Is Big Philanthropy Compatible With Democracy?

A Stanford professor argues that it’s largely not—but that it could be reformed to promote equality, rather than undermine it.

John D. Rockefeller, left, with his son, circa 1915
John D. Rockefeller, left, with his son, circa 1915 (Library of Congress)

In 1912, John D. Rockefeller went to Congress with a simple request. He wanted permission to take the vast wealth he’d accumulated, and pour it into a charitable foundation.

Many were outraged.

John Haynes Holmes, a Unitarian minister and a cofounder of the NAACP and ACLU, told the Senate that from the standpoint of the leaders of democracy, “this foundation, the very character, must be repugnant to the whole idea of a democratic society.” Rockefeller’s effort failed. He ultimately chartered it in the state of New York instead.

A few years later, Missouri Senator Frank Walsh cited the Rockefeller Foundation as he declared that “huge philanthropic trusts, known as foundations, appear to be a menace to the welfare of society.”

These were hardly isolated concerns. Contemporaries, as the Stanford professor and scholar of philanthropy Rob Reich has written, worried about how private foundations “undermine political equality, affect public policies, could exist in perpetuity, and [be] unaccountable except to a hand-picked assemblage of trustees.”

They are, he argues, extraordinary exercises of power. “Rather than responding to power with gratitude,” Reich said, “we should respond with skepticism and scrutiny.”

It’s an unfamiliar perspective. These days, wealthy philanthropists are more likely to be lauded, their names emblazoned on buildings, their pictures on magazine covers. And Reich delivered it in an unusual setting, speaking Tuesday at the Aspen Ideas Festival, which is co-hosted by the Aspen Institute and The Atlantic, to an audience that included more than a few philanthropists and foundation executives.

But he’s not alone. Judge Richard Posner, the idiosyncratic jurist and leading legal theorist, has complained that “a perpetual charitable foundation ... is a completely irresponsible institution, answerable to nobody. It competes neither in capital markets nor in product markets ... and, unlike a hereditary monarch whom such a foundation otherwise resembles, it is subject to no political controls either.”

It’s a genuine dilemma. At its worst, big philanthropy represents less an exercise of individual freedom, Reich said, than a tax-subsidized means of taking private profit and converting it into public power. And he argued that big foundations possess the leverage to bend policy in their favored direction in a coercive manner, pointing to the example of the Gates Foundation’s funding of educational reform.

Not all his listeners were convinced. Steven Seleznow, who had worked for the Gates Foundation to fund public-education reform and now leads the Arizona Community Foundation, argued that there is already abundant accountability built into the system. He pointed out that educational grants had to be negotiated with public officials, and then approved by an elected school board, mayor, city council, or governor. Reich, though, believes that this elides the disparities in power between a foundation offering funds, and the government entity requesting them.

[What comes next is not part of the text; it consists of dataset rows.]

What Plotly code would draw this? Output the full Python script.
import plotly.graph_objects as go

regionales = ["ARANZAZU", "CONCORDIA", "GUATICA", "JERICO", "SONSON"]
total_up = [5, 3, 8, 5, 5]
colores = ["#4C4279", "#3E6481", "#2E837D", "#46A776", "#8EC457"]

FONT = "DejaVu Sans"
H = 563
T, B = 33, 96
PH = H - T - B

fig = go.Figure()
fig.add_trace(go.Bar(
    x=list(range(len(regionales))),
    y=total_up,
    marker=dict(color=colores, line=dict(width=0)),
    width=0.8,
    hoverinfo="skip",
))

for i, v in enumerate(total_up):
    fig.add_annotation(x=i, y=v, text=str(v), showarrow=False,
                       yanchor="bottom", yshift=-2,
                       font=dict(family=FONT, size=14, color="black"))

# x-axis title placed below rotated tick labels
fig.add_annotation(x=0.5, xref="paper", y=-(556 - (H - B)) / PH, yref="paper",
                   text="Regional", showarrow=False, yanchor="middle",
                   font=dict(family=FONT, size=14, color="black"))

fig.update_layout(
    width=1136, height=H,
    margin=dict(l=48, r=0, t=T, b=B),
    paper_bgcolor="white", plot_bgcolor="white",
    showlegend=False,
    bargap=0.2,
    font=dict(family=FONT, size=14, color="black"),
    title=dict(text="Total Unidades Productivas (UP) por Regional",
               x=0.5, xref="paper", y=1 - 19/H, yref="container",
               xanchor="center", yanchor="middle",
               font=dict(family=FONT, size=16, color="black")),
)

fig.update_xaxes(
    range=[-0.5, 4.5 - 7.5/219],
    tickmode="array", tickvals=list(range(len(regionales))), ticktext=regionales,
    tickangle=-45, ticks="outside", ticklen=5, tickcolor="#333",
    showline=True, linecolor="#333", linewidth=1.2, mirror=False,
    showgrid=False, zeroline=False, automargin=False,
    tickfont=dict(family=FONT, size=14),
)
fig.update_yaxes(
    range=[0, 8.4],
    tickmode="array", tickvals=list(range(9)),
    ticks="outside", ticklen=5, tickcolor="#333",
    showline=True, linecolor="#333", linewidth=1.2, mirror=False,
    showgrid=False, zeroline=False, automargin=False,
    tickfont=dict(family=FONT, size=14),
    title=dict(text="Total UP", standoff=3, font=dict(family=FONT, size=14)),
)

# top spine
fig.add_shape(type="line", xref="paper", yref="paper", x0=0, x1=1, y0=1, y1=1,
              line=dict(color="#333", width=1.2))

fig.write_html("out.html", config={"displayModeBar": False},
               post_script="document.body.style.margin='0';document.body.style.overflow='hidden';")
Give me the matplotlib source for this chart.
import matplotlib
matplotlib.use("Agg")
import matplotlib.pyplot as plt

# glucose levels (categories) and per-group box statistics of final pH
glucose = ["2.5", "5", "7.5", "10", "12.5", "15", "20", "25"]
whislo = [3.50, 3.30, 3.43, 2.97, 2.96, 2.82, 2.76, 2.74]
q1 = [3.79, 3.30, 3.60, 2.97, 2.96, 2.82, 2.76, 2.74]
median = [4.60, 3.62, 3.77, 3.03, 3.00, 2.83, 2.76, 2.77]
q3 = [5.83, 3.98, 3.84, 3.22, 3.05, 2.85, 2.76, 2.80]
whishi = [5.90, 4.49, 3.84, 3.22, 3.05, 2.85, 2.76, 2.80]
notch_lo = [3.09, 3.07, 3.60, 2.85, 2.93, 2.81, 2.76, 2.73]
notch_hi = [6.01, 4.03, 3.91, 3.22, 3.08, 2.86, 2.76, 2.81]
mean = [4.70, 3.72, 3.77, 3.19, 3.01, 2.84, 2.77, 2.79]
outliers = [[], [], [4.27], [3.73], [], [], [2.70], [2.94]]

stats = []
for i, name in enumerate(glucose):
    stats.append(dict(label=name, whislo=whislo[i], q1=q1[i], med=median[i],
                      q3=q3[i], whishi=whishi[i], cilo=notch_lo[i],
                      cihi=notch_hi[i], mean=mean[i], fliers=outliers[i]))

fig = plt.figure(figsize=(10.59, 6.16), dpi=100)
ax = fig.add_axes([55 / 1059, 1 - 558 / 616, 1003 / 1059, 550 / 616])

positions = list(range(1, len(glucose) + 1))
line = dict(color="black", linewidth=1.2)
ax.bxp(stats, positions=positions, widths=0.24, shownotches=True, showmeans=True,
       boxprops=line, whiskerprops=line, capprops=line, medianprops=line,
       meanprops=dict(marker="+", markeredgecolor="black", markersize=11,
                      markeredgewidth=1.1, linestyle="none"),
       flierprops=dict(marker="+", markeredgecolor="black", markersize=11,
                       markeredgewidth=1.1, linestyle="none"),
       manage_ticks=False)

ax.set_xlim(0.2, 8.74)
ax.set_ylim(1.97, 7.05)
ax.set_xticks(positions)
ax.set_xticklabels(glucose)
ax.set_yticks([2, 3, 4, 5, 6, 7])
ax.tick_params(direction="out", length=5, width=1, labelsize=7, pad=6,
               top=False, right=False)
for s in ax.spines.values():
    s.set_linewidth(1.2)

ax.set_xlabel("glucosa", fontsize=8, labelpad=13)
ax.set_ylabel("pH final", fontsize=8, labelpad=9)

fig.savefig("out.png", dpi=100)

If large foundations are a threat to democracy, then, is there a way to reform them short of abolishing them altogether? Reich said yes, arguing for turning “the apparent vice of unaccountability” into a virtue. Philanthropies operate over longer time horizons than either government or private business. At their best, Reich said, they can serve as “an extra-governmental form of democratic experimentalism,” piloting risky or unproven policies, testing them, then presenting them to the public “for a stamp of democratic legitimacy.”

It’s only this sort of bold experimentation, Reich argued, that can ultimately justify the array of benefits and protections big philanthropy enjoys. “Foundations are free, unlike commercial entities, to fund public goods because they need not compete with other firms or exclude people from consuming the goods they fund,” he wrote in The Boston Review. “And they are free, unlike politicians who face future elections, to fund minority, experimental, or controversial public goods that are not favored by majorities or at levels above the median voter.”

In Aspen, Reich analogized this to academic tenure—granting freedom to work on unpopular subjects or long-term projects without the demand for immediate results. It would, he said, allow philanthropy to “domesticate plutocrats to serve democratic institutions.”

Of course, the vast majority of charitable foundations won’t have the resources to pursue the approach that Reich claims is the only potential justification for their existence. Of the 80,000 private foundations in the United States, 98 percent possess less than $50 million. “Rather than there being a ceiling on the size of foundations, there should be a floor,” Reich said. He argues that donors, instead of endowing their own, small charitable foundations, which may not be able to pursue bold, risky, long-term experiments, should write checks directly to nonprofit institutions and other charitable causes.

What Reich envisions would require a radical reimagination of the philanthropic sector: vastly fewer foundations, making much bolder bets, over longer time horizons. It wouldn’t be easy to achieve. But, Reich argues, it would have a crucial advantage: It would provide a model of philanthropy that would strengthen democracy, instead of undermining it.